Canada-US Common Memberships organizations

Arctic Council
Asia-Pacific Economic Cooperation
Canadian Hockey League (CHL)
CONCACAF
FIBA
FIFA
Food and Agriculture Organization
G7
G-10
G-20 major economies
International Chamber of Commerce
International Development Association
International Ice Hockey Federation (IIHF)
International Monetary Fund (IMF)
International Olympic Committee (IOC)
Interpol
Major League Baseball (MLB)
Major League Soccer (MLS)
National Basketball Association (NBA)
National Hockey League (NHL)
National Lacrosse League (NLL)
North American Free Trade Agreement (NAFTA)
North American Aerospace Defense Command (NORAD)
North American Numbering Plan
North Atlantic Treaty Organization (NATO)
Organization of American States
Organisation for Economic Co-operation and Development (OECD)
Security and Prosperity Partnership of North America
UKUSA Community
United Nations (UN)
UNESCO
World Bowling
World Health Organization (WHO)
World Trade Organization (WTO)
World Bank
World Rugby

Territorial Disputes between US and Canada

The United States and Canada have experienced various territorial disputes throughout their histories. Present-day maritime territorial disagreements between the two nations encompass the Beaufort Sea, Dixon Entrance, Strait of Juan de Fuca, San Juan Islands, Machias Seal Island, and North Rock. Additionally, the United States, along with several other countries, asserts that the Northwest Passage is international waters, while the Canadian government maintains it as Canadian Internal Waters. The status of the Inside Passage is also contested, with the United States claiming it as international waters.

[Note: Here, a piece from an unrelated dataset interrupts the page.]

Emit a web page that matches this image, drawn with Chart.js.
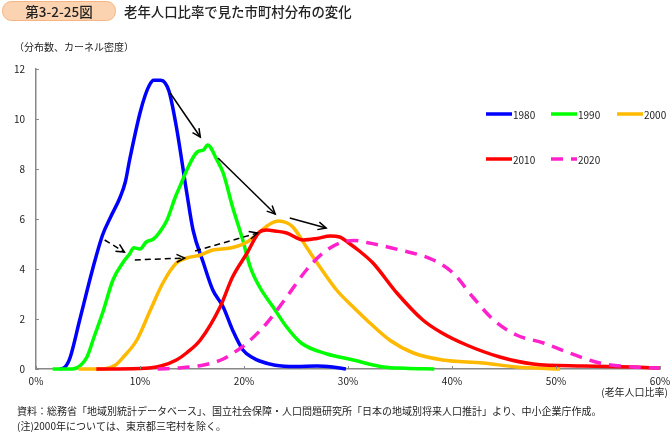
<!DOCTYPE html>
<html>
<head>
<meta charset="utf-8">
<script src="https://cdn.jsdelivr.net/npm/chart.js@4"></script>
<style>
  body { margin: 0; background: #fff; }
  #wrap { position: relative; width: 670px; height: 435px; }
</style>
</head>
<body>
<div id="wrap"><canvas id="chart" width="670" height="435"></canvas></div>
<script>
// 老年人口比率 (%) と カーネル密度
const years = ['1980', '1990', '2000', '2010', '2020'];
const colors = ['#0000ff', '#00ff00', '#ffb900', '#ff0000', '#ff22cc'];

const x1980 = [2.3, 2.8, 3.3, 4.2, 5.5, 6.4, 7.2, 8.1, 8.6, 9.0, 10.0, 10.5, 10.9, 11.3, 12.0, 12.4, 12.8, 13.5, 14.5, 15.1, 16.1, 17.0, 18.0, 18.9, 19.9, 20.9, 21.5, 23.0, 25.0, 27.0, 28.5, 29.8];
const y1980 = [0, 0.08, 0.48, 1.96, 4.08, 5.36, 6.1, 6.88, 7.5, 8.36, 10.24, 10.95, 11.35, 11.55, 11.55, 11.45, 11.1, 9.68, 7.04, 5.56, 4.24, 3.16, 2.48, 1.56, 0.76, 0.44, 0.32, 0.15, 0.1, 0.12, 0.08, 0];

const x1990 = [1.6, 3.5, 4.3, 4.9, 5.6, 6.4, 7.4, 8.4, 9.0, 9.4, 10.0, 10.6, 11.3, 11.9, 12.6, 13.4, 14.1, 14.5, 15.5, 16.1, 16.5, 17.4, 18.0, 18.9, 19.8, 20.6, 21.5, 22.8, 24.1, 25.5, 28.0, 30.3, 33.4, 35.5, 38.3];
const y1990 = [0, 0, 0.15, 0.48, 1.3, 2.24, 3.56, 4.28, 4.6, 4.85, 4.8, 5.08, 5.2, 5.48, 5.96, 6.88, 7.56, 7.96, 8.68, 8.76, 8.96, 8.36, 7.84, 6.48, 5.28, 4.08, 3.28, 2.48, 1.68, 1.04, 0.6, 0.38, 0.08, 0.03, 0];

const x2000 = [4.1, 6.5, 7.6, 8.4, 9.7, 11.0, 12.2, 13.5, 14.5, 15.8, 17.0, 18.7, 20.3, 21.5, 22.5, 23.3, 24.1, 24.7, 26.0, 27.3, 28.9, 30.5, 31.8, 34.0, 36.3, 39.1, 43.0, 46.2, 50.4];
const y2000 = [0, 0, 0.15, 0.48, 1.16, 2.36, 3.44, 4.24, 4.44, 4.56, 4.76, 4.84, 5.08, 5.48, 5.8, 5.92, 5.85, 5.68, 4.88, 4.08, 3.16, 2.48, 1.96, 1.16, 0.64, 0.36, 0.24, 0.08, 0];

const x2010 = [5.8, 10.0, 12.0, 13.5, 14.5, 15.8, 17.7, 18.9, 20.3, 21.5, 22.2, 23.0, 24.1, 25.7, 27.0, 28.3, 29.2, 30.2, 31.0, 32.4, 34.7, 37.2, 39.0, 41.4, 44.6, 47.8, 52.6, 57.4, 60];
const y2010 = [0, 0.02, 0.12, 0.36, 0.65, 1.16, 2.48, 3.68, 4.64, 5.48, 5.56, 5.52, 5.44, 5.16, 5.22, 5.32, 5.28, 5.0, 4.75, 4.24, 3.04, 1.96, 1.45, 0.96, 0.48, 0.2, 0.12, 0.08, 0.04];

const x2020 = [11.7, 14, 16, 17, 18, 19, 20.3, 22.2, 24.1, 26.0, 27.6, 29.2, 30.6, 31.8, 35.0, 38.2, 40.1, 42.0, 44.0, 46.2, 48.8, 51.3, 54.2, 57.4, 60];
const y2020 = [0, 0.05, 0.15, 0.25, 0.4, 0.65, 1.04, 1.84, 2.88, 3.96, 4.64, 5.04, 5.14, 5.06, 4.76, 4.36, 3.84, 2.88, 1.96, 1.36, 1.04, 0.64, 0.24, 0.08, 0.04];

const xTicks = [0, 10, 20, 30, 40, 50, 60];
const yTicks = [0, 2, 4, 6, 8, 10, 12];

// arrows: [x0, y0, x1, y1] in data units
const solidArrows = [[12.9, 11.04, 15.8, 9.28], [17.5, 8.44, 23.0, 6.2], [24.4, 6.04, 27.9, 5.64]];
const dashedArrows = [[6.6, 5.16, 8.5, 4.68], [9.5, 4.36, 14.3, 4.44], [15.3, 4.72, 21.3, 5.44]];

const xList = [x1980, x1990, x2000, x2010, x2020];
const yList = [y1980, y1990, y2000, y2010, y2020];

const font = '"Noto Sans CJK JP", "Noto Sans", sans-serif';

function toPoints(xs, ys) {
    return xs.map((x, i) => ({ x: x, y: ys[i] }));
}

function drawArrow(ctx, x0, y0, x1, y1, dashed) {
    ctx.save();
    ctx.strokeStyle = '#000';
    ctx.lineWidth = 1.5;
    ctx.setLineDash(dashed ? [6, 4] : []);
    ctx.beginPath();
    ctx.moveTo(x0, y0);
    ctx.lineTo(x1, y1);
    ctx.stroke();
    ctx.setLineDash([]);
    const a = Math.atan2(y1 - y0, x1 - x0);
    const len = 9;
    ctx.beginPath();
    ctx.moveTo(x1 - len * Math.cos(a - 0.45), y1 - len * Math.sin(a - 0.45));
    ctx.lineTo(x1, y1);
    ctx.lineTo(x1 - len * Math.cos(a + 0.45), y1 - len * Math.sin(a + 0.45));
    ctx.stroke();
    ctx.restore();
}

const extras = {
    id: 'extras',
    afterDatasetsDraw(chart) {
        const ctx = chart.ctx;
        const xs = chart.scales.x;
        const ys = chart.scales.y;
        const area = chart.chartArea;

        // inner tick marks
        ctx.save();
        ctx.strokeStyle = '#888';
        ctx.lineWidth = 1;
        yTicks.forEach(v => {
            const py = Math.round(ys.getPixelForValue(v)) + 0.5;
            ctx.beginPath();
            ctx.moveTo(area.left, py);
            ctx.lineTo(area.left + 3, py);
            ctx.stroke();
        });
        xTicks.forEach(v => {
            const px = Math.round(xs.getPixelForValue(v)) + 0.5;
            ctx.beginPath();
            ctx.moveTo(px, area.bottom);
            ctx.lineTo(px, area.bottom - 3);
            ctx.stroke();
        });
        ctx.restore();

        solidArrows.forEach(a => drawArrow(ctx, xs.getPixelForValue(a[0]), ys.getPixelForValue(a[1]), xs.getPixelForValue(a[2]), ys.getPixelForValue(a[3]), false));
        dashedArrows.forEach(a => drawArrow(ctx, xs.getPixelForValue(a[0]), ys.getPixelForValue(a[1]), xs.getPixelForValue(a[2]), ys.getPixelForValue(a[3]), true));

        // legend
        const legendPos = [[486, 114], [551, 114], [617, 114], [486, 159], [551, 159]];
        ctx.save();
        chart.data.datasets.forEach((ds, i) => {
            const [lx, ly] = legendPos[i];
            ctx.strokeStyle = ds.borderColor;
            ctx.lineWidth = 3.5;
            ctx.setLineDash(ds.borderDash || []);
            ctx.beginPath();
            ctx.moveTo(lx, ly);
            ctx.lineTo(lx + 26, ly);
            ctx.stroke();
            ctx.setLineDash([]);
            ctx.fillStyle = '#222';
            ctx.font = '10px ' + font;
            ctx.textBaseline = 'middle';
            ctx.textAlign = 'left';
            ctx.fillText(ds.label, lx + 27, ly + 1);
        });
        ctx.restore();

        // header, axis titles, notes
        ctx.save();
        ctx.fillStyle = '#fbd3b0';
        ctx.strokeStyle = '#f4b483';
        ctx.lineWidth = 1;
        ctx.beginPath();
        ctx.roundRect(2.5, 1.5, 113, 19, 9);
        ctx.fill();
        ctx.stroke();
        ctx.fillStyle = '#222';
        ctx.textBaseline = 'middle';
        ctx.textAlign = 'center';
        ctx.font = '500 13.5px ' + font;
        ctx.fillText('第3-2-25図', 59, 11.5);
        ctx.textAlign = 'left';
        ctx.font = '500 13.4px ' + font;
        ctx.fillText('老年人口比率で見た市町村分布の変化', 124, 11.5);

        ctx.font = '10px ' + font;
        ctx.fillText('（分布数、カーネル密度）', 14, 47);
        ctx.textAlign = 'right';
        ctx.fillText('(老年人口比率)', 668, 392);

        ctx.textAlign = 'left';
        ctx.font = '10px ' + font;
        ctx.fillText('資料：総務省「地域別統計データベース」、国立社会保障・人口問題研究所「日本の地域別将来人口推計」より、中小企業庁作成。', 17, 411);
        ctx.fillText('(注)2000年については、東京都三宅村を除く。', 17, 426);
        ctx.restore();
    }
};

const datasets = years.map((yr, i) => ({
    label: yr,
    data: toPoints(xList[i], yList[i]),
    borderColor: colors[i],
    borderWidth: 3.5,
    borderDash: yr === '2020' ? [12, 8] : [],
    pointRadius: 0,
    cubicInterpolationMode: 'monotone',
    fill: false,
    clip: false,
    order: years.length - i
}));

new Chart(
    document.getElementById('chart'),
    {
        type: 'line',
        data: { datasets: datasets },
        options: {
            responsive: false,
            animation: false,
            layout: {
                padding: { top: 69, right: 10, left: 0, bottom: 0 }
            },
            scales: {
                x: {
                    type: 'linear',
                    min: 0,
                    max: 60,
                    afterFit: (s) => { s.height = 66; s.paddingLeft = 0; s.paddingRight = 0; },
                    afterBuildTicks: (s) => { s.ticks = xTicks.map(v => ({ value: v })); },
                    grid: { display: false, drawTicks: false },
                    border: { color: '#888', width: 1.5 },
                    ticks: {
                        padding: 6,
                        color: '#222',
                        font: { family: font, size: 10 },
                        maxRotation: 0,
                        callback: (value) => value + '%'
                    }
                },
                y: {
                    type: 'linear',
                    min: 0,
                    max: 12,
                    afterFit: (s) => { s.width = 36; },
                    afterBuildTicks: (s) => { s.ticks = yTicks.map(v => ({ value: v })); },
                    grid: { display: false, drawTicks: false },
                    border: { color: '#888', width: 1.5 },
                    ticks: {
                        padding: 11,
                        color: '#222',
                        font: { family: font, size: 10 }
                    }
                }
            },
            plugins: {
                legend: { display: false },
                tooltip: { enabled: false }
            }
        },
        plugins: [extras]
    }
);
</script>
</body>
</html>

In the past, historical boundary disputes included the Aroostook War at the Maine–New Brunswick border, the Oregon boundary dispute at the present-day British Columbia–Washington border, and the Alaska Boundary Dispute at the Alaska–British Columbia border. These disputes were resolved through diplomatic means, with the Webster–Ashburton Treaty of 1842 settling the Maine–New Brunswick boundary dispute, the Oregon Treaty of 1846 resolving the Oregon boundary dispute, and arbitration in 1903 concluding the Alaska boundary dispute.

Northwest Passage

A longstanding disagreement between Canada and the United States revolves around Canadian sovereignty over the Northwest Passage, a series of sea routes in the Arctic. Canada claims that the Northwest Passage falls under its internal (territorial) waters, but this claim has been challenged by other nations, particularly the United States, which argues that these waters are an international strait (international waters).

Tensions arose when Americans sailed the reinforced oil tanker Manhattan through the Northwest Passage in 1969, followed by the icebreaker Polar Sea in 1985, leading to a minor diplomatic incident. In response, Canada enacted the Arctic Waters Pollution Prevention Act in 1970, asserting regulatory control over pollution within a 100-mile zone. The United States countered by stating in 1970 that they could not accept Canada's claim of Arctic waters as internal.

A compromise was reached in 1988 through an agreement on "Arctic Cooperation." This agreement stipulated that voyages of American icebreakers would require the consent of the Canadian government. However, it did not alter the fundamental legal positions of either country. In 2005, Paul Cellucci, the American ambassador to Canada, suggested that the United States should recognize the straits as Canadian territory, but this advice was rejected, and then-Prime Minister Harper took a different stance.

The United States opposes Harper's proposed plan to deploy military icebreakers in the Arctic to monitor and assert Canadian sovereignty over those waters.